__Task brief__: Select, from the data, each line where "this" occurs.

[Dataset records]
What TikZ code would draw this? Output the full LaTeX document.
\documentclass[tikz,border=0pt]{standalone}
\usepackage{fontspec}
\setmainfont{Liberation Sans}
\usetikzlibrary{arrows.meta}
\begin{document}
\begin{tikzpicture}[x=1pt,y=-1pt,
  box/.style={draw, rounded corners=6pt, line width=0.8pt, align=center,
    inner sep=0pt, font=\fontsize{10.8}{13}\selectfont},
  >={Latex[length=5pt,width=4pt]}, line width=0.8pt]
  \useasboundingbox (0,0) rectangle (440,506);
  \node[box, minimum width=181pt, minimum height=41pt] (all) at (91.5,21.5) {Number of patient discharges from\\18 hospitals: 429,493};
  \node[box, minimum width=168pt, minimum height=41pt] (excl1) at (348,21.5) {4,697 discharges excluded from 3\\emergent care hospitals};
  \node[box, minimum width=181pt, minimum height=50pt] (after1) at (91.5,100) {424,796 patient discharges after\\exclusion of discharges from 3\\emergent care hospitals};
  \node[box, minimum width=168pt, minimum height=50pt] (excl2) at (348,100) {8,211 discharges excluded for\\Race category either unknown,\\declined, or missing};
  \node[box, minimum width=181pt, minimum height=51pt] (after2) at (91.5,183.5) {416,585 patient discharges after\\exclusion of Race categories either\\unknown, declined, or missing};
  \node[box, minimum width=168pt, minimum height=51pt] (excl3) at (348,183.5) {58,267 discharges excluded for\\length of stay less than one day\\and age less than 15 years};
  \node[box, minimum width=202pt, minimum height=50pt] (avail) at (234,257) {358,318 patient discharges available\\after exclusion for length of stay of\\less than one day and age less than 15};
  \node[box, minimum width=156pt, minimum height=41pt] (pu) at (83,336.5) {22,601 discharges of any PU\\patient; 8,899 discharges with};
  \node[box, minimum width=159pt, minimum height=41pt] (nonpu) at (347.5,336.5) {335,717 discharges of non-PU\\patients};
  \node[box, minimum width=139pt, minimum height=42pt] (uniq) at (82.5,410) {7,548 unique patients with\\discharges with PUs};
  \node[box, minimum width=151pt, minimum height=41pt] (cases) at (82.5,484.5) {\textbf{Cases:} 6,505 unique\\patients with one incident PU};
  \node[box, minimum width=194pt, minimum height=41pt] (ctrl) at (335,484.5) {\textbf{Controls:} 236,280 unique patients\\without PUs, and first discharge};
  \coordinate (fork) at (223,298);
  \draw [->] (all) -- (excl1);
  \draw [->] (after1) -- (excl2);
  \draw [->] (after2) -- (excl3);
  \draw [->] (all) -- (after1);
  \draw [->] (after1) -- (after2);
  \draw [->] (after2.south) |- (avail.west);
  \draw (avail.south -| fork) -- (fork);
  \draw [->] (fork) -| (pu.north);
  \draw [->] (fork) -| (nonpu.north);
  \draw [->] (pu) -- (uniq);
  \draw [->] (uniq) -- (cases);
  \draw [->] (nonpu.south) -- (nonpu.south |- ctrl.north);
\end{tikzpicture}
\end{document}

---

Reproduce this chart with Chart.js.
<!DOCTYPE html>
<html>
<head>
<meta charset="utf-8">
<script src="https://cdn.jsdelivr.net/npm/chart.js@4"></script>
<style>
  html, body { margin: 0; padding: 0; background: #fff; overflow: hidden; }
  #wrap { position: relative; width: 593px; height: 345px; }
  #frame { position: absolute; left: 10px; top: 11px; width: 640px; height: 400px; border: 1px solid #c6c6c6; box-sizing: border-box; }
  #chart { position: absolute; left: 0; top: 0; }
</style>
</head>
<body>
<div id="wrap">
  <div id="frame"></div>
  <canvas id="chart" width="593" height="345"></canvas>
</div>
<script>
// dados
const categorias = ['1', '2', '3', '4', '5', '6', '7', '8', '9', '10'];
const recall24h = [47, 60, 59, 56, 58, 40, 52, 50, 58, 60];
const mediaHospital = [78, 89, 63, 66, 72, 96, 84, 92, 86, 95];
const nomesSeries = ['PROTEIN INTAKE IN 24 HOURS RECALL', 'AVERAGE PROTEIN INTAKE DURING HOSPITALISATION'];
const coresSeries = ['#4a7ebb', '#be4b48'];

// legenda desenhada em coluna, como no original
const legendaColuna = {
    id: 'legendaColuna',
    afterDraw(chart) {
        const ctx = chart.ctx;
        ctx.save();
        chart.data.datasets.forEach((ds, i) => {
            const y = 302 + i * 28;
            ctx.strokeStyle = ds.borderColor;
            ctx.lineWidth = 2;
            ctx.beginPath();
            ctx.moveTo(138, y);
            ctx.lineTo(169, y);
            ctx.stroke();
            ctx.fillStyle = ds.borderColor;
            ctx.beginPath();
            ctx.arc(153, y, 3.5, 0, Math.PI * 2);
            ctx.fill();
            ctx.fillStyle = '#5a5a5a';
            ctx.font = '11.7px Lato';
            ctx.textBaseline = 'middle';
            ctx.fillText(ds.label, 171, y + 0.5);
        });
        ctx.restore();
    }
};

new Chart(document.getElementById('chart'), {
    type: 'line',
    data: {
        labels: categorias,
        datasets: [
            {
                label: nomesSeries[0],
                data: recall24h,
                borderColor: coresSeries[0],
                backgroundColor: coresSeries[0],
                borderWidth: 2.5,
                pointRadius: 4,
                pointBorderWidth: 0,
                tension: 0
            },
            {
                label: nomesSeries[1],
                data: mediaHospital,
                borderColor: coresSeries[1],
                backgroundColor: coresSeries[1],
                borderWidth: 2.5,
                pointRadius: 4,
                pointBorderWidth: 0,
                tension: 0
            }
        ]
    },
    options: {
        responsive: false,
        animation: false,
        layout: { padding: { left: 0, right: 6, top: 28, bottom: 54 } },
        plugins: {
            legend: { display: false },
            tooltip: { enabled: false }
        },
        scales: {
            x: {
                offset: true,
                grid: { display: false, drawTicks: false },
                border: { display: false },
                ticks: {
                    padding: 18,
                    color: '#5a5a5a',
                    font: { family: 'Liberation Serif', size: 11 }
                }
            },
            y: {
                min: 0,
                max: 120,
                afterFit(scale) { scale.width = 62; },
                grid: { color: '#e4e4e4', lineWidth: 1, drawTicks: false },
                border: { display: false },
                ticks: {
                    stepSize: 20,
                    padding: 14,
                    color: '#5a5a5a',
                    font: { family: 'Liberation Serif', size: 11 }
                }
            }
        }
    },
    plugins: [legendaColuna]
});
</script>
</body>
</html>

__Exercise solution__:
What TikZ code would draw this? Output the full LaTeX document.
Reproduce this chart with Chart.js.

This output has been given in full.